We typically associate a thrilling car chase with a Hollywood blockbuster, such as the Fast and Furious franchise or a James Bond movie. Watching extravagant car chases can be highly entertaining, making us wish that we were in the driver’s seat ourselves, narrowly avoiding injury in exchange for a hefty dose of adrenaline.

There have been many fantastic car chases executed on the big screen, such as the climactic sequence at the end of Thelma and Louise or the thrilling chase in The Dark Knight. Most of them are achieved using trained professionals, carefully ensuring that no real injuries or fatalities occur during filming.

However, as computer-generated technology has become more accessible and realistic, special effects have often been used to create safer and less destructive car chase scenes. Yet, filmmakers have been featuring these sequences long before cars were even developed into the kind of vehicles we are familiar with today.

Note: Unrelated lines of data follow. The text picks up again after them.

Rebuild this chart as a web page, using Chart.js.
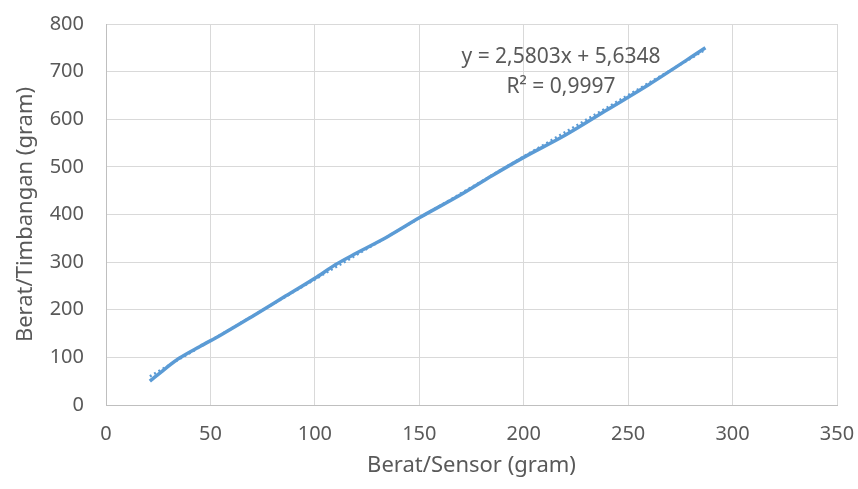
<!DOCTYPE html>
<html>
<head>
<meta charset="utf-8">
<script src="https://cdn.jsdelivr.net/npm/chart.js@4"></script>
<style>
html,body{margin:0;padding:0;background:#fff;}
#wrap{width:858px;height:489px;}
</style>
</head>
<body>
<div id="wrap"><canvas id="c" width="858" height="489"></canvas></div>
<script>
// Data
const sensorX = [21, 28, 35, 45, 55, 70, 85, 100, 110, 120, 135, 150, 170, 185, 200, 220, 240, 260, 287];
const timbanganY = [50, 75, 98, 123, 147, 186, 226, 266, 295, 319, 354, 393, 442, 482, 520, 567, 620, 673, 750];
const trendX = [21, 287];
const trendY = [60, 746];
const xTicks = [0, 50, 100, 150, 200, 250, 300, 350];
const yTicks = [0, 100, 200, 300, 400, 500, 600, 700, 800];
const eqLines = ["y = 2,5803x + 5,6348", "R² = 0,9997"];
const xTitle = "Berat/Sensor (gram)";
const yTitle = "Berat/Timbangan (gram)";

const blue = '#5B9BD5';
const txt = '#595959';
const font = '"Noto Sans", sans-serif';

const eqPlugin = {
  id: 'eq',
  afterDatasetsDraw(chart) {
    const ctx = chart.ctx;
    const ca = chart.chartArea;
    ctx.save();
    ctx.fillStyle = txt;
    ctx.font = '21px ' + font;
    ctx.textAlign = 'center';
    ctx.textBaseline = 'middle';
    const cx = ca.left + 455;
    ctx.fillText(eqLines[0], cx, ca.top + 33);
    ctx.fillText(eqLines[1], cx, ca.top + 63);
    ctx.restore();
  }
};

new Chart(document.getElementById('c'), {
  type: 'scatter',
  data: {
    datasets: [
      {
        data: sensorX.map((x, i) => ({x, y: timbanganY[i]})),
        showLine: true,
        borderColor: blue,
        backgroundColor: blue,
        borderWidth: 3.5,
        pointRadius: 0,
        tension: 0.4,
        cubicInterpolationMode: 'monotone',
        order: 1
      },
      {
        data: trendX.map((x, i) => ({x, y: trendY[i]})),
        showLine: true,
        borderColor: blue,
        borderWidth: 2.5,
        borderDash: [2, 3],
        pointRadius: 0,
        order: 2
      }
    ]
  },
  options: {
    responsive: false,
    animation: false,
    devicePixelRatio: 1,
    layout: { padding: { top: 24, right: 21, left: 0, bottom: 0 } },
    plugins: { legend: { display: false }, tooltip: { enabled: false } },
    scales: {
      x: {
        type: 'linear',
        min: 0, max: 350,
        afterBuildTicks(s) { s.ticks = xTicks.map(v => ({value: v})); },
        afterFit(s) { s.height = 84; s.paddingRight = 0; s.paddingLeft = 0; },
        grid: { color: '#d9d9d9', lineWidth: 1, drawTicks: false },
        border: { color: '#bfbfbf', width: 1 },
        ticks: { color: txt, font: { size: 20, family: font }, padding: 17, maxRotation: 0 },
        title: { display: true, text: xTitle, color: txt, font: { size: 22, family: font }, padding: { top: 4, bottom: 10 } }
      },
      y: {
        type: 'linear',
        min: 0, max: 800,
        afterBuildTicks(s) { s.ticks = yTicks.map(v => ({value: v})); },
        afterFit(s) { s.width = 106; s.paddingTop = 0; s.paddingBottom = 0; },
        grid: { color: '#d9d9d9', lineWidth: 1, drawTicks: false },
        border: { color: '#bfbfbf', width: 1 },
        ticks: { color: txt, font: { size: 20, family: font }, padding: 22 },
        title: { display: true, text: yTitle, color: txt, font: { size: 22, family: font }, padding: { top: 13, bottom: 0 } }
      }
    }
  },
  plugins: [eqPlugin]
});
</script>
</body>
</html>
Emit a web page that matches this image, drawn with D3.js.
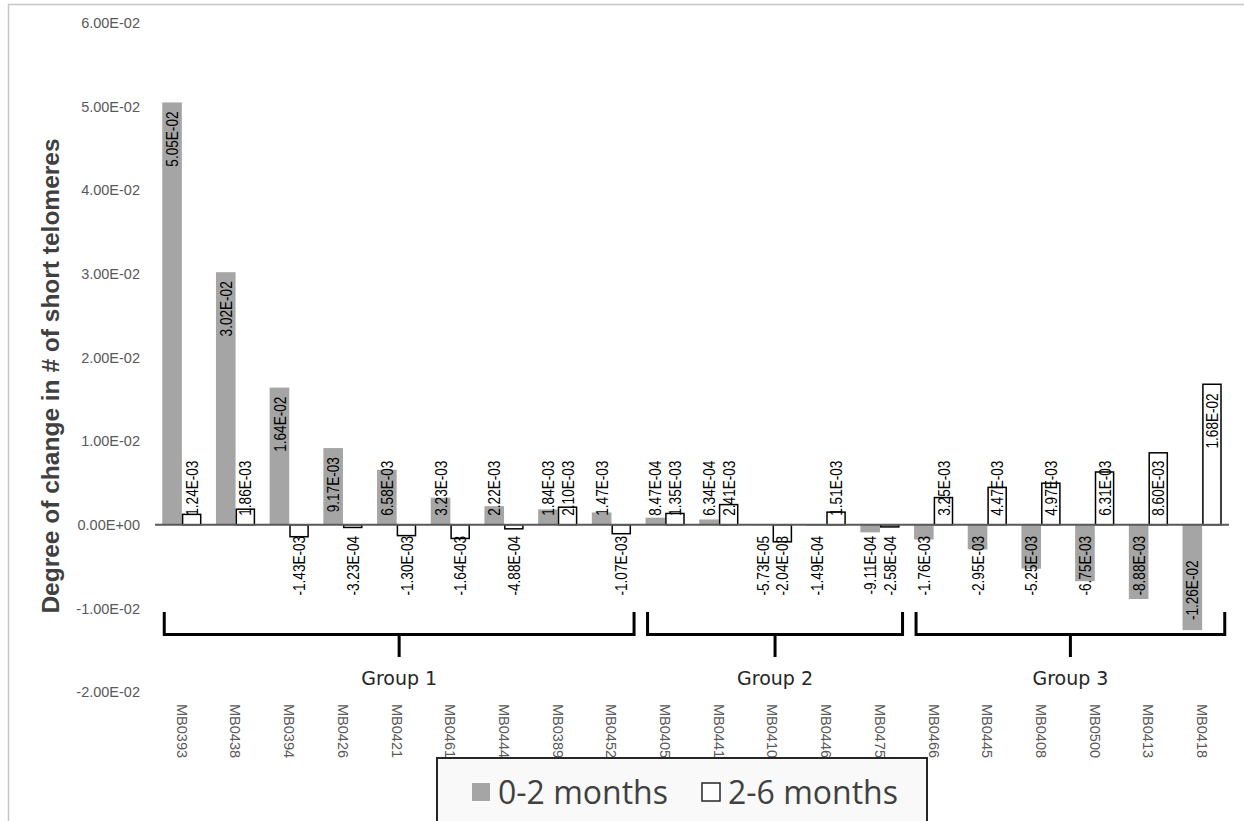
<!DOCTYPE html>
<html>
<head>
<meta charset="utf-8">
<script src="https://cdn.jsdelivr.net/npm/d3@7"></script>
<style>
  html, body { margin: 0; padding: 0; background: #ffffff; }
  svg { display: block; }
</style>
</head>
<body>
<svg id="chart" width="1244" height="821"></svg>
<script>
// ---- data ----
const categories = ["MB0393","MB0438","MB0394","MB0426","MB0421","MB0461","MB0444","MB0389","MB0452",
                    "MB0405","MB0441","MB0410","MB0446","MB0475",
                    "MB0466","MB0445","MB0408","MB0500","MB0413","MB0418"];
const seriesNames = ["0-2 months", "2-6 months"];
const values0to2 = [5.05e-2, 3.02e-2, 1.64e-2, 9.17e-3, 6.58e-3, 3.23e-3, 2.22e-3, 1.84e-3, 1.47e-3,
                    8.47e-4, 6.34e-4, -5.73e-5, -1.49e-4, -9.11e-4,
                    -1.76e-3, -2.95e-3, -5.25e-3, -6.75e-3, -8.88e-3, -1.26e-2];
const values2to6 = [1.24e-3, 1.86e-3, -1.43e-3, -3.23e-4, -1.30e-3, -1.64e-3, -4.88e-4, 2.10e-3, -1.07e-3,
                    1.35e-3, 2.41e-3, -2.04e-3, 1.51e-3, -2.58e-4,
                    3.25e-3, 4.47e-3, 4.97e-3, 6.31e-3, 8.60e-3, 1.68e-2];
const yTicks = [-0.02, -0.01, 0, 0.01, 0.02, 0.03, 0.04, 0.05, 0.06];
const groupNames = ["Group 1", "Group 2", "Group 3"];
const groupFirst = ["MB0393", "MB0405", "MB0466"];
const groupLast  = ["MB0452", "MB0475", "MB0418"];
const yTitle = "Degree of change in # of short telomeres";

// ---- helpers ----
function sci(v) {
  const s = v.toExponential(2).toUpperCase();
  return s.replace(/E([+-])(\d)$/, "E$10$2");
}

const svg = d3.select("#chart");

// outer chart frame (only left & top visible)
svg.append("rect").attr("x", 8.5).attr("y", 4.5).attr("width", 1400).attr("height", 1000)
  .attr("fill", "none").attr("stroke", "#c6c6c6").attr("stroke-width", 1.5);

const x = d3.scaleBand().domain(categories).range([155, 1229]).paddingInner(0.27).paddingOuter(0.135);
const xs = d3.scaleBand().domain(seriesNames).range([0, x.bandwidth()]).padding(0);
const y = d3.scaleLinear().domain([-0.02, 0.06]).range([692, 23]);
const y0 = y(0);

// y tick labels (no axis line)
const yAxis = d3.axisLeft(y).tickValues(yTicks).tickFormat(sci).tickSize(0).tickPadding(0);
const gy = svg.append("g").attr("transform", "translate(140,0)").call(yAxis);
gy.select(".domain").remove();
gy.selectAll("text").attr("fill", "#595959").style("font-family", "'Liberation Sans', Arial, sans-serif")
  .style("font-size", "14.5px");

// y title
svg.append("text").attr("transform", `translate(59,376) rotate(-90)`)
  .attr("text-anchor", "middle").attr("fill", "#404040")
  .style("font-family", "'Liberation Sans', Arial, sans-serif").style("font-size", "24.5px").style("font-weight", "bold")
  .text(yTitle);

const rows = categories.map((c, i) => ({cat: c, vals: [values0to2[i], values2to6[i]]}));
const fills = ["#a5a5a5", "#ffffff"];
const strokes = ["none", "#000000"];

// bars
const gBars = svg.append("g");
rows.forEach(r => {
  r.vals.forEach((v, k) => {
    const bx = x(r.cat) + xs(seriesNames[k]);
    gBars.append("rect")
      .attr("x", bx + (k === 1 ? 0.75 : 0))
      .attr("y", Math.min(y(v), y0))
      .attr("width", xs.bandwidth() - (k === 1 ? 1.5 : 0))
      .attr("height", Math.abs(y(v) - y0))
      .attr("fill", fills[k]).attr("stroke", strokes[k]).attr("stroke-width", 1.5);
  });
});

// zero line
svg.append("line").attr("x1", 155).attr("x2", 1229).attr("y1", y0).attr("y2", y0)
  .attr("stroke", "#595959").attr("stroke-width", 2);

// data labels (condensed)
const squeeze = 0.8;
const gLab = svg.append("g");
rows.forEach(r => {
  r.vals.forEach((v, k) => {
    const cx = x(r.cat) + xs(seriesNames[k]) + xs.bandwidth() / 2;
    const t = gLab.append("text").text(sci(v))
      .attr("fill", "#000")
      .style("font-family", "'Liberation Sans', Arial, sans-serif")
      .style("font-size", "17px")
      .attr("text-anchor", "start").attr("dy", "0.36em");
    const L = t.node().getComputedTextLength() * squeeze;
    let bottom;
    if (v >= 0) {
      const top = y(v) + 9;
      bottom = Math.min(top + L, y0 - 9);
    } else {
      const top = Math.max(y0 + 11, y(v) - 10 - L);
      bottom = top + L;
    }
    t.attr("transform", `translate(${cx},${bottom}) rotate(-90) scale(${squeeze},1)`);
  });
});

// category labels
const gCat = svg.append("g");
categories.forEach(c => {
  gCat.append("text").text(c)
    .attr("transform", `translate(${x(c) + x.bandwidth() / 2},704) rotate(90)`)
    .attr("dy", "0.35em").attr("fill", "#595959")
    .style("font-family", "'Liberation Sans', Arial, sans-serif").style("font-size", "14.5px");
});

// group brackets
const gGrp = svg.append("g");
groupNames.forEach((g, i) => {
  const x1 = x(groupFirst[i]) + 2;
  const x2 = x(groupLast[i]) + x.bandwidth() + 3;
  const xm = (x1 + x2) / 2;
  gGrp.append("path")
    .attr("d", `M${x1},612 V634.5 H${x2} V612 M${xm},634.5 V657`)
    .attr("fill", "none").attr("stroke", "#000").attr("stroke-width", 3);
  gGrp.append("text").text(g).attr("x", xm).attr("y", 685).attr("text-anchor", "middle")
    .attr("fill", "#262626")
    .style("font-family", "'DejaVu Sans', sans-serif").style("font-size", "19px");
});

// legend
const lg = svg.append("g");
lg.append("rect").attr("x", 437).attr("y", 758).attr("width", 490).attr("height", 100)
  .attr("fill", "#f9f9f9").attr("stroke", "#262626").attr("stroke-width", 2);
const legX = [472, 702];
seriesNames.forEach((s, k) => {
  lg.append("rect").attr("x", legX[k]).attr("y", 783).attr("width", 18).attr("height", 18)
    .attr("fill", k === 0 ? "#a5a5a5" : "#ffffff")
    .attr("stroke", k === 0 ? "none" : "#262626").attr("stroke-width", 1.5);
  lg.append("text").text(s).attr("x", legX[k] + 26).attr("y", 804)
    .attr("fill", "#404040")
    .style("font-family", "'Open Sans', sans-serif").style("font-size", "32px");
});
</script>
</body>
</html>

Back in the early days of silent cinema, several filmmakers featured car chases in their movies, although the cars looked considerably more wagon-like and much less flashy. There are several notable early chases, such as in Lois Weber’s Suspense from 1913, which is most likely the first car chase directed by a woman.

The first-ever car chase, though, is agreed to be in Runaway Match, directed by Alf Collins. The British director made the five-minute short in 1903, with France’s Gaumont Film Company distributing it. It sees a couple drive off in a car to get married, only for the bride’s disapproving father to chase after them to break up the loving couple. To his misfortune, the car breaks down in the middle of the road, leaving the couple to snigger and clap their hands in amusement before waving and driving off.

After the couple is married, the father turns up and is initially angry, only for his daughter to introduce him properly to his new son-in-law. The pair seem to hit it off, and they all drive off to a seemingly happy end.

The car chase doesn’t exactly have the same bombastic nature as a sequence with Vin Diesel behind the wheel, but it is a fascinating artefact from the silent era. Contemporary audiences would’ve perhaps found the scene as exciting as a high-octane stunt that we see today; after all, many audiences were terrified by the image of a train coming towards the screen when Train Pulling into a Station was screened in 1896. Cinema was still in its infancy in the early 1900s, and seeing even the most tame car chase would’ve likely caused a visceral reaction in the audience.

Car chases have come a long way since then, and it is the 10-minute sequence from Bullitt that is often considered the first proper car chase in mainstream Hollywood history. The scene features Steve McQueen driving a dark green Ford Mustang through San Francisco, stunning practically everyone who witnessed the lengthy yet gripping chase upon its release.

Yet, Collins’ car chase came 65 years earlier, suggesting that cinema could be used to thrill and depict action-packed sequences. While the chase in Runaway Match is nothing compared to the ones we see on our screens today, it paved the way for one of cinema’s most exciting action movie staples.